People v Griner
2019 NY Slip Op 09180 [178 AD3d 1436]
December 20, 2019
Appellate Division, Fourth Department
Published by New York State Law Reporting Bureau pursuant to Judiciary Law § 431.
As corrected through Wednesday, January 29, 2020


[*1]
 The People of the State of New York, Respondent,
v
Sammie Griner, III, Appellant.

Easton Thompson Kasperek Shiffrin LLP, Rochester (Brian Shiffrin of counsel), for defendant-appellant.

Sandra Doorley, District Attorney, Rochester (Nancy Gilligan of counsel), for respondent.

Appeal from a judgment of the Supreme Court, Monroe County (Joanne M. Winslow, J.), rendered September 14, 2016. The judgment convicted defendant, upon a jury verdict, of criminal possession of a weapon in the second degree (two counts) and assault in the second degree.

It is hereby ordered that the judgment so appealed from is unanimously affirmed.

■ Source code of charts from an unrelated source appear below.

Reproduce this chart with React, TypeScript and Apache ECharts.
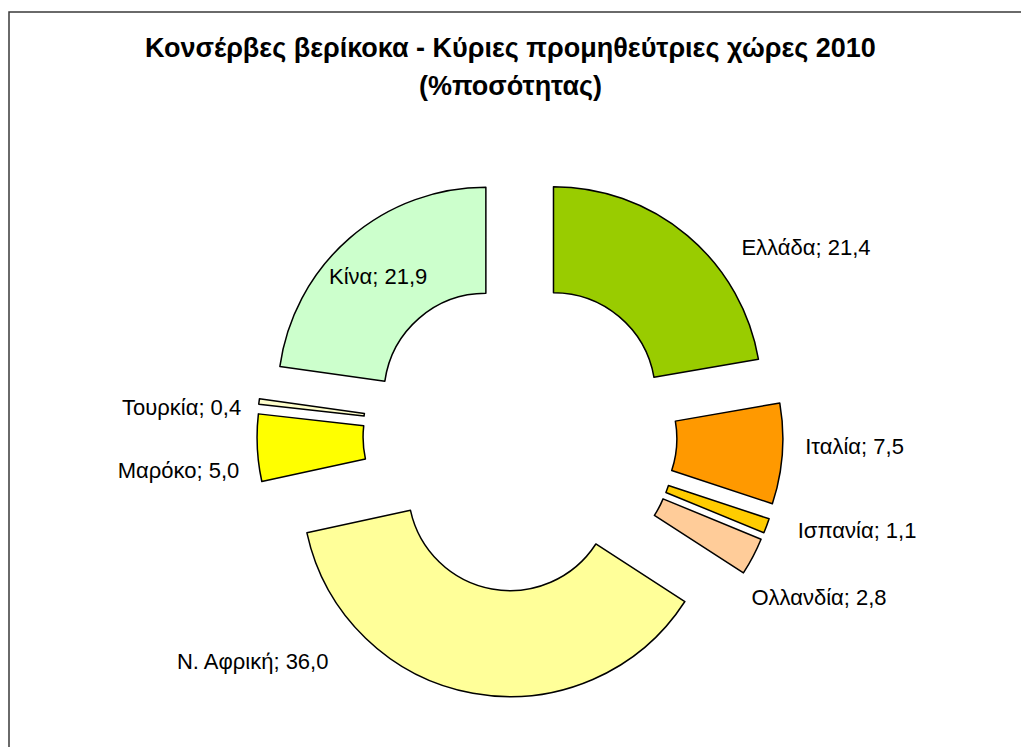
import React, { useEffect, useRef } from "react";
import * as echarts from "echarts";

// ---- data ----
const categories = ["Ελλάδα", "Ιταλία", "Ισπανία", "Ολλανδία", "Ν. Αφρική", "Μαρόκο", "Τουρκία", "Κίνα"];
const shares = [21.4, 7.5, 1.1, 2.8, 36.0, 5.0, 0.4, 21.9];
const titleLines = ["Κονσέρβες βερίκοκα - Κύριες προμηθεύτριες χώρες 2010", "(%ποσότητας)"];

// ---- styling / placement (kept apart from the data) ----
const sliceColors = ["#99CC00", "#FF9900", "#FFCC00", "#FFCC99", "#FFFF99", "#FFFF00", "#FFFFCC", "#CCFFCC"];
const explodeGroup = [0, 1, 1, 1, 1, 1, 1, 0];
const labelShiftX = [40, 4, 13, -19, -137, 1, 1, -4];
const labelShiftY = [23, -8, 0, 35, -46, 22, 8, 0];

const FONT = "'Liberation Sans', Arial, sans-serif";

const fmt = (p: any) => `${p.name}; ${Number(p.value).toFixed(1).replace(".", ",")}`;

function buildSeries(group: number, offset: number) {
  return {
    type: "pie",
    name: "g" + group,
    center: [520, 434.5],
    radius: [102, 208],
    startAngle: 90,
    clockwise: true,
    selectedMode: "multiple",
    selectedOffset: offset,
    avoidLabelOverlap: false,
    silent: true,
    emphasis: { disabled: true },
    label: {
      show: true,
      position: "outside",
      formatter: fmt,
      fontFamily: FONT,
      fontSize: 22,
      color: "#000",
    },
    labelLine: { show: false, length: 14, length2: 0 },
    labelLayout: (p: any) => ({
      dx: labelShiftX[p.dataIndex],
      dy: labelShiftY[p.dataIndex],
    }),
    data: categories.map((name, i) => {
      const on = explodeGroup[i] === group;
      return {
        name,
        value: shares[i],
        selected: on,
        itemStyle: on
          ? { color: sliceColors[i], borderColor: "#000", borderWidth: 1.5 }
          : { color: "rgba(0,0,0,0)", borderWidth: 0 },
        label: on
          ? name === "Κίνα"
            ? { show: true, position: "inside" }
            : { show: true }
          : { show: false },
        labelLine: { show: false },
      };
    }),
  };
}

export default function App() {
  const ref = useRef<HTMLDivElement>(null);
  useEffect(() => {
    if (!ref.current) return;
    const chart = echarts.init(ref.current, undefined, { renderer: "svg" });
    chart.setOption({
      animation: false,
      backgroundColor: "#ffffff",
      title: {
        text: titleLines.join("\n"),
        left: "center",
        top: 24,
        textStyle: {
          fontFamily: FONT,
          fontSize: 27,
          fontWeight: "bold",
          color: "#000",
          lineHeight: 38,
        },
      },
      graphic: [
        {
          type: "rect",
          shape: { x: 9, y: 12, width: 1040, height: 760 },
          style: { fill: "none", stroke: "#3a3a3a", lineWidth: 1.5 },
          silent: true,
        },
      ],
      series: [buildSeries(0, 52), buildSeries(1, 55)],
    });
    return () => chart.dispose();
  }, []);
  return (
    <div
      ref={ref}
      style={{ position: "absolute", left: 0, top: 0, width: 1021, height: 747 }}
    />
  );
}
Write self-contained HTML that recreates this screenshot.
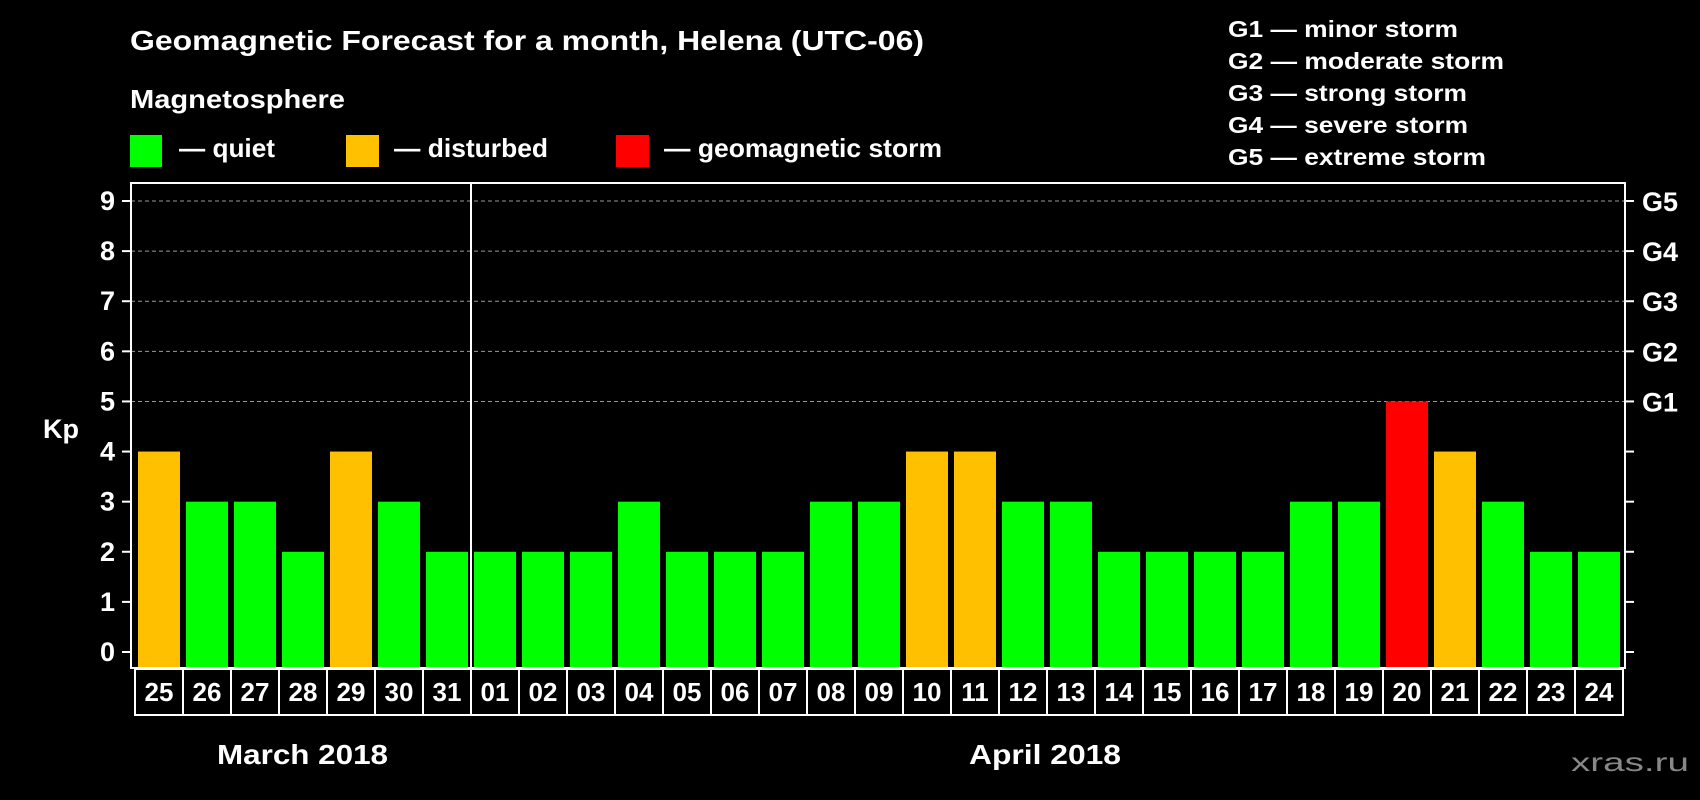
<!DOCTYPE html>
<html><head><meta charset="utf-8"><style>
html,body{margin:0;padding:0;background:#000;}
svg{display:block;font-family:"Liberation Sans",Arial,sans-serif;font-weight:bold;}
</style></head><body>
<svg id="chart" width="1700" height="800" viewBox="0 0 1700 800">
<rect x="0" y="0" width="1700" height="800" fill="#000"/>
<text x="130" y="50" font-size="28" fill="#fff" textLength="794" lengthAdjust="spacingAndGlyphs">Geomagnetic Forecast for a month, Helena (UTC-06)</text>
<text x="130" y="108" font-size="26" fill="#fff" textLength="215" lengthAdjust="spacingAndGlyphs">Magnetosphere</text>
<g>
<rect x="130" y="135" width="32" height="32" fill="#00ff00"/>
<text x="179" y="157" font-size="26" fill="#fff" textLength="96" lengthAdjust="spacingAndGlyphs">— quiet</text>
</g>
<g>
<rect x="346" y="135" width="33" height="32" fill="#ffc000"/>
<text x="394" y="157" font-size="26" fill="#fff" textLength="154" lengthAdjust="spacingAndGlyphs">— disturbed</text>
</g>
<g>
<rect x="616" y="135" width="33" height="32" fill="#ff0000"/>
<text x="664" y="157" font-size="26" fill="#fff" textLength="278" lengthAdjust="spacingAndGlyphs">— geomagnetic storm</text>
</g>
<g>
<text x="1228" y="37" font-size="23" fill="#fff" textLength="230" lengthAdjust="spacingAndGlyphs">G1 — minor storm</text>
<text x="1228" y="69" font-size="23" fill="#fff" textLength="276" lengthAdjust="spacingAndGlyphs">G2 — moderate storm</text>
<text x="1228" y="101" font-size="23" fill="#fff" textLength="239" lengthAdjust="spacingAndGlyphs">G3 — strong storm</text>
<text x="1228" y="133" font-size="23" fill="#fff" textLength="240" lengthAdjust="spacingAndGlyphs">G4 — severe storm</text>
<text x="1228" y="165" font-size="23" fill="#fff" textLength="258" lengthAdjust="spacingAndGlyphs">G5 — extreme storm</text>
</g>
<text x="43" y="438" font-size="27" fill="#fff">Kp</text>
<g id="grid"></g>
<g id="bars"></g>
<g id="axes"></g>
<text x="217" y="764" font-size="28" fill="#fff" textLength="171" lengthAdjust="spacingAndGlyphs">March 2018</text>
<text x="969" y="764" font-size="28" fill="#fff" textLength="152" lengthAdjust="spacingAndGlyphs">April 2018</text>
<text x="1571" y="771" font-size="26" fill="#888" font-weight="normal" textLength="118" lengthAdjust="spacingAndGlyphs">xras.ru</text>
</svg>
<script>
const days = ["25","26","27","28","29","30","31","01","02","03","04","05","06","07","08","09","10","11","12","13","14","15","16","17","18","19","20","21","22","23","24"];
const kp = [4,3,3,2,4,3,2,2,2,2,3,2,2,2,3,3,4,4,3,3,2,2,2,2,3,3,5,4,3,2,2];
const yTicks = [0,1,2,3,4,5,6,7,8,9];
const gLabels = ["G1","G2","G3","G4","G5"];
const gLevels = [5,6,7,8,9];

(function(){
const NS="http://www.w3.org/2000/svg";
const pLeft=131, pRight=1625, pTop=183, pBottom=668, firstBar=138, pitch=48, barW=42;
function yS(v){return 652 - v*(652-201)/9;}
function xS(i){return firstBar + i*pitch;}
function mk(tag, attrs, parent){const e=document.createElementNS(NS,tag);for(const k in attrs)e.setAttribute(k,attrs[k]);parent.appendChild(e);return e;}
function color(v){return v>=5?"#ff0000":(v>=4?"#ffc000":"#00ff00");}

const grid=document.getElementById('grid'), bars=document.getElementById('bars'), axes=document.getElementById('axes');
gLevels.forEach((lv,i)=>{
  const l=mk('line',{x1:pLeft,x2:pRight,y1:yS(lv),y2:yS(lv),stroke:'#999','stroke-width':1,'stroke-dasharray':'4 3'},grid);
  
  
});
kp.forEach((v,i)=>{
  const r=mk('rect',{x:xS(i),y:yS(v),width:barW,height:pBottom-yS(v),fill:color(v)},bars);
  
  
});
const frame=mk('rect',{x:pLeft,y:pTop,width:pRight-pLeft,height:pBottom-pTop,fill:'none',stroke:'#fff','stroke-width':2},axes);


const div=mk('line',{x1:471,x2:471,y1:pTop,y2:pBottom,stroke:'#fff','stroke-width':2},axes);


yTicks.forEach(t=>{
  const tl=mk('line',{x1:pLeft-9,x2:pLeft,y1:yS(t),y2:yS(t),stroke:'#fff','stroke-width':2},axes);
  
  
  const tr=mk('line',{x1:pRight,x2:pRight+9,y1:yS(t),y2:yS(t),stroke:'#fff','stroke-width':2},axes);
  
  
  const tx=mk('text',{x:115,y:yS(t)+9,'font-size':27,fill:'#fff','text-anchor':'end'},axes);
  tx.textContent=t;
  
  
});
gLevels.forEach((lv,i)=>{
  const g=mk('text',{x:1642,y:yS(lv)+10,'font-size':27,fill:'#fff'},axes);
  g.textContent=gLabels[i];
  
  
});
days.forEach((d,i)=>{
  const bx=135+i*pitch;
  const b=mk('rect',{x:bx,y:669,width:pitch,height:46,fill:'none',stroke:'#fff','stroke-width':2},axes);
  
  
  const t=mk('text',{x:bx+pitch/2,y:701,'font-size':26,fill:'#fff','text-anchor':'middle'},axes);
  t.textContent=d;
  
  
});
})();
</script>
</body></html>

Memorandum: Defendant appeals from a judgment convicting him, upon a jury verdict, of two counts of criminal possession of a weapon in the second degree (Penal Law § 265.03 [1] [b]; [3]) and one count of assault in the second degree (§ 120.05 [2]). Upon our independent review of the evidence and viewing such evidence in light of the elements of the crimes as charged to the jury (see People v Cruz, 171 AD3d 1509, 1510 [4th Dept 2019], lv denied 34 NY3d 929 [2019]; see generally People v Sanchez, 32 NY3d 1021, 1023 [2018]; People v Danielson, 9 NY3d 342, 349 [2007]), we conclude that the verdict is not against the weight of the evidence.

Contrary to defendant's contention, Supreme Court properly overruled his hearsay objection to the admissibility of certain testimony regarding canine tracking. The jury was "pointedly instructed by the court . . . that the [t]estimony [was] not being admitted for [its] truth, and the jury is presumed to have followed such admonition" (People v Bryant, 39 AD3d 768, 768 [2d Dept 2007], lv denied 9 NY3d 990 [2007] [internal quotation marks omitted]; see People v Davis, 58 NY2d 1102, 1103-1104 [1983]). Thus, the challenged testimony was "not hearsay, as it was not admitted for its truth" (People v Cromwell, 71 AD3d 414, 415 [1st Dept 2010], lv denied 15 NY3d 803 [2010]). Defendant failed to preserve his related contention that he was denied his right of confrontation with respect to the challenged testimony, and we decline to exercise our power to review that argument as a matter of discretion in the interest of justice (see People v Tirado, 175 AD3d 970, 971 [4th Dept 2019], lv denied 34 NY3d 984 [2019]).

The sentence is not unduly harsh or severe, and the record refutes defendant's assertion that the court penalized him for exercising his right to trial. Contrary to defendant's further contention, resentencing is not required inasmuch as "sentences may run consecutively to each other even though each of those sentences is required to run concurrently with the same third sentence" (People v Rodriguez, 112 AD3d 488, 489 [1st Dept 2013], affd 25 NY3d 238 [2015]). We cannot review defendant's contention regarding the presentence report because it is based on matters outside the record on appeal (see generally People v Powell, 79 AD3d 1791, 1793 [4th Dept 2010], lv denied 17 NY3d 799 [2011]).

We have reviewed defendant's remaining contentions and conclude that none warrants modification or reversal of the judgment. Present—Smith, J.P., Peradotto, DeJoseph, NeMoyer and Troutman, JJ.